_Problem to solve:_ Starting with the first line below, extract each line through the one that contains "import * as d3 from 'd3';", inclusive, excluding pictures.

_Records provided:_
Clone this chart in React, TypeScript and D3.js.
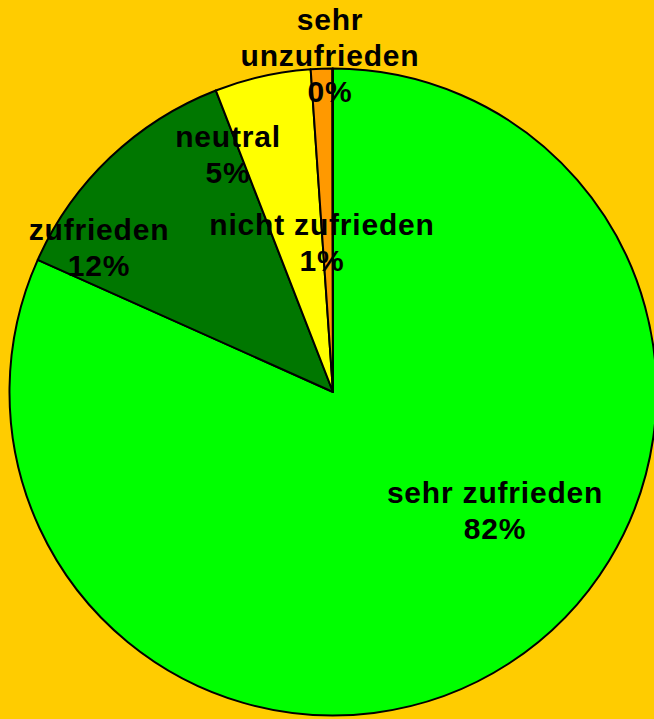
import { useEffect, useRef } from 'react';
import * as d3 from 'd3';

// Zufriedenheit – Anteile in Prozent
const categories = ['sehr zufrieden', 'zufrieden', 'neutral', 'nicht zufrieden', 'sehr unzufrieden'];
const values = [81.7, 12.4, 4.8, 1.07, 0.03];
const percentLabels = ['82%', '12%', '5%', '1%', '0%'];
const sliceColors = ['#00FF00', '#007700', '#FFFF00', '#FF9900', '#FF0000'];
// label lines (split name) and offsets from the pie centre
const labelLines = [['sehr zufrieden'], ['zufrieden'], ['neutral'], ['nicht zufrieden'], ['sehr', 'unzufrieden']];
const labelOffsets: [number, number][] = [[162, 111], [-234, -152], [-105, -245], [-11, -157], [-3, -362]];

const App = () => {
  const svgRef = useRef<SVGSVGElement>(null);

  useEffect(() => {
    const width = 654;
    const height = 719;
    const cx = 333;
    const cy = 392;
    const radius = 323.5;
    const fontSize = 30;
    const lineH = 36;

    const svg = d3.select(svgRef.current)
      .attr('width', width)
      .attr('height', height);
    svg.selectAll('*').remove();

    svg.append('rect')
      .attr('width', width)
      .attr('height', height)
      .attr('fill', '#FFCC00');

    const data = categories.map((c, i) => ({ name: c, value: values[i], i }));

    const pie = d3.pie<{ name: string; value: number; i: number }>()
      .sort(null)
      .value(d => d.value)
      .startAngle(0)
      .endAngle(2 * Math.PI);

    const arc = d3.arc<d3.PieArcDatum<{ name: string; value: number; i: number }>>()
      .innerRadius(0)
      .outerRadius(radius);

    const g = svg.append('g').attr('transform', `translate(${cx},${cy})`);

    g.selectAll('path')
      .data(pie(data))
      .join('path')
      .attr('d', arc)
      .attr('fill', d => sliceColors[d.data.i])
      .attr('stroke', '#000')
      .attr('stroke-width', 2)
      .attr('stroke-linejoin', 'round');

    const labels = g.append('g')
      .attr('font-family', 'Liberation Sans, Arial, sans-serif')
      .attr('font-weight', 'bold')
      .attr('font-size', fontSize)
      .attr('letter-spacing', 0.8)
      .attr('text-anchor', 'middle')
      .attr('fill', '#000');

    data.forEach((d, i) => {
      const [ox, oy] = labelOffsets[i];
      const lines = [...labelLines[i], percentLabels[i]];
      const t = labels.append('text')
        .attr('x', ox)
        .attr('y', oy);
      lines.forEach((line, k) => {
        t.append('tspan')
          .attr('x', ox)
          .attr('dy', k === 0 ? 0 : lineH)
          .text(line);
      });
    });
  }, []);

  return (
    <svg ref={svgRef} style={{ position: 'absolute', left: 0, top: 0, display: 'block' }} />
  );
};

export default App;
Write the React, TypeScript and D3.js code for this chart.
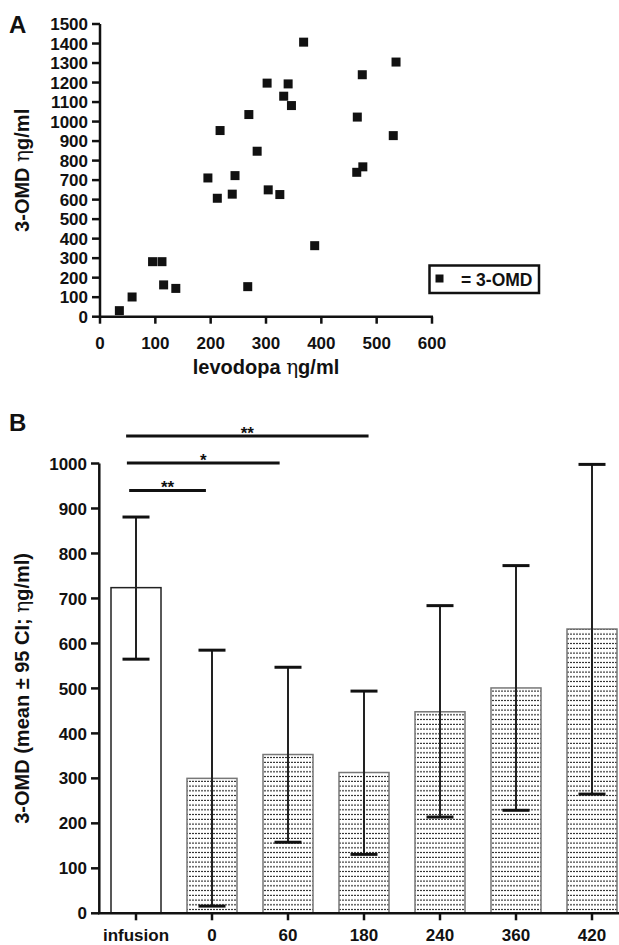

_Answer:_
Clone this chart in React, TypeScript and D3.js.
import { useEffect, useRef } from 'react';
import * as d3 from 'd3';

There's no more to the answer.